On the relationship between the energy dissipation rate of surface-breaking waves and oceanic whitecap coverage

Abstract

Wave breaking is the most important mechanism that leads to the dissipation of oceanic surface wave energy. A relationship between the energy dissipation rate associated with breaking wave whitecaps (Swcap) and the area of whitecap foam per unit area ocean surface (W) is expected, but there is a lack of consensus on what form this relationship should take. Here, mathematical representations of whitecap coverage (W), and growth phase whitecap coverage (Wgrowth) are derived, and an energy-balance approach is used to formulate W and Wgrowth in terms of Swcap. Both W and Wgrowth are found to be linearly proportional to Swcap, but also inversely proportional to the bubble plume penetration depth during active breaking. Since this depth can vary for breaking waves of different scales and slopes, there is likely no unique relationship between Swcap and either W or Wgrowth as bubble plume penetration depth must also be specified.
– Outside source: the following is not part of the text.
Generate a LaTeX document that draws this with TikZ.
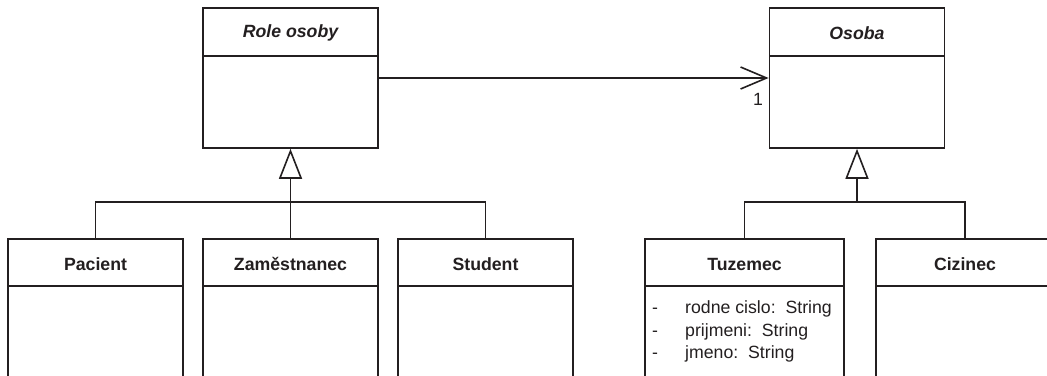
\documentclass[tikz,border=0pt]{standalone}
\usepackage{fontspec}
\setmainfont{Liberation Sans}
\usetikzlibrary{arrows.meta}
\definecolor{ink}{HTML}{231F20}
\begin{document}
\begin{tikzpicture}[x=1pt,y=-1pt,
  every node/.style={font=\fontsize{17.7}{21}\selectfont, text=ink},
  classbox/.style={draw=ink, line width=1.8pt, minimum width=#1, inner sep=0pt, anchor=north},
  classbox/.default=175pt,
  divider/.style={draw=ink, line width=1.8pt},
  link/.style={draw=ink, line width=1.6pt},
  gen/.style={link, -{Triangle[open, length=30pt, width=23pt, fill=white]}},
  assoc/.style={link, -{Straight Barb[length=26pt, width=22pt]}},
  title/.style={font=\fontsize{17.7}{21}\selectfont\bfseries},
  abstitle/.style={font=\fontsize{17.7}{21}\selectfont\bfseries\itshape},
  attr/.style={anchor=base west, inner sep=0pt}
]
\useasboundingbox (0,0) rectangle (1047,375);
\clip (0,0) rectangle (1047,375);
\fill[white] (0,0) rectangle (1047,375);

% abstract parents
\node[classbox, minimum height=140pt] (role) at (290.5,7) {};
\draw[divider] (203,56) -- (378,56);
\node[abstitle] at (290.5,33) {Role osoby};

\node[classbox, minimum height=140pt] (osoba) at (857,7) {};
\draw[divider] (769,56) -- (945,56);
\node[abstitle] at (857,33) {Osoba};

% association
\draw[assoc] (role.east |- 0,78) -- (osoba.west |- 0,78);
\node at (758,99) {1};

% role subclasses
\node[classbox, minimum height=170pt] (pac) at (95.5,238) {};
\draw[divider] (8,286) -- (183,286);
\node[title] at (95.5,264) {Pacient};

\node[classbox, minimum height=170pt] (zam) at (290.5,238) {};
\draw[divider] (203,286) -- (378,286);
\node[title] at (290.5,264) {Zaměstnanec};

\node[classbox, minimum height=170pt] (stu) at (485.5,238) {};
\draw[divider] (398,286) -- (573,286);
\node[title] at (485.5,264) {Student};

% person subclasses
\node[classbox=199pt, minimum height=170pt] (tuz) at (744.5,238) {};
\draw[divider] (645,286) -- (844,286);
\node[title] at (744.5,264) {Tuzemec};

\node[classbox=178pt, minimum height=170pt] (ciz) at (965,238) {};
\draw[divider] (876,286) -- (1054,286);
\node[title] at (965,264) {Cizinec};

% attributes
\node[attr] at (652,313) {-};
\node[attr] at (685,313) {rodne cislo:\ \ String};
\node[attr] at (652,336) {-};
\node[attr] at (685,336) {prijmeni:\ \ String};
\node[attr] at (652,358) {-};
\node[attr] at (685,358) {jmeno:\ \ String};

% generalisation trees
\coordinate (jr) at (290.5,202);
\draw[link] (pac.north) |- (jr) -| (stu.north);
\draw[link] (zam.north) -- (jr);
\draw[gen] (jr) -- (role.south);

\coordinate (jo) at (857,202);
\draw[link] (tuz.north) |- (jo) -| (ciz.north);
\draw[gen] (jo) -- (osoba.south);
\end{tikzpicture}
\end{document}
Whitecap observations from the North Atlantic are used to estimate bubble plume penetration depth as a function of wind speed, and then used with W measurements to compute Swcap. An estimate of the relative magnitude of Swcap to the rate of energy input from the wind to the waves, Sin, is made. Above wind speeds of about 12 m/s, Sin is largely balanced by Swcap. At lower wind speeds the ratio Swcap/Sin quickly drops below unity with decreasing wind speed. It is proposed that sea state driven variability in both Swcap/Sin and bubble plume penetration depth are significant causes of variation in whitecap coverage datasets and parameterizations.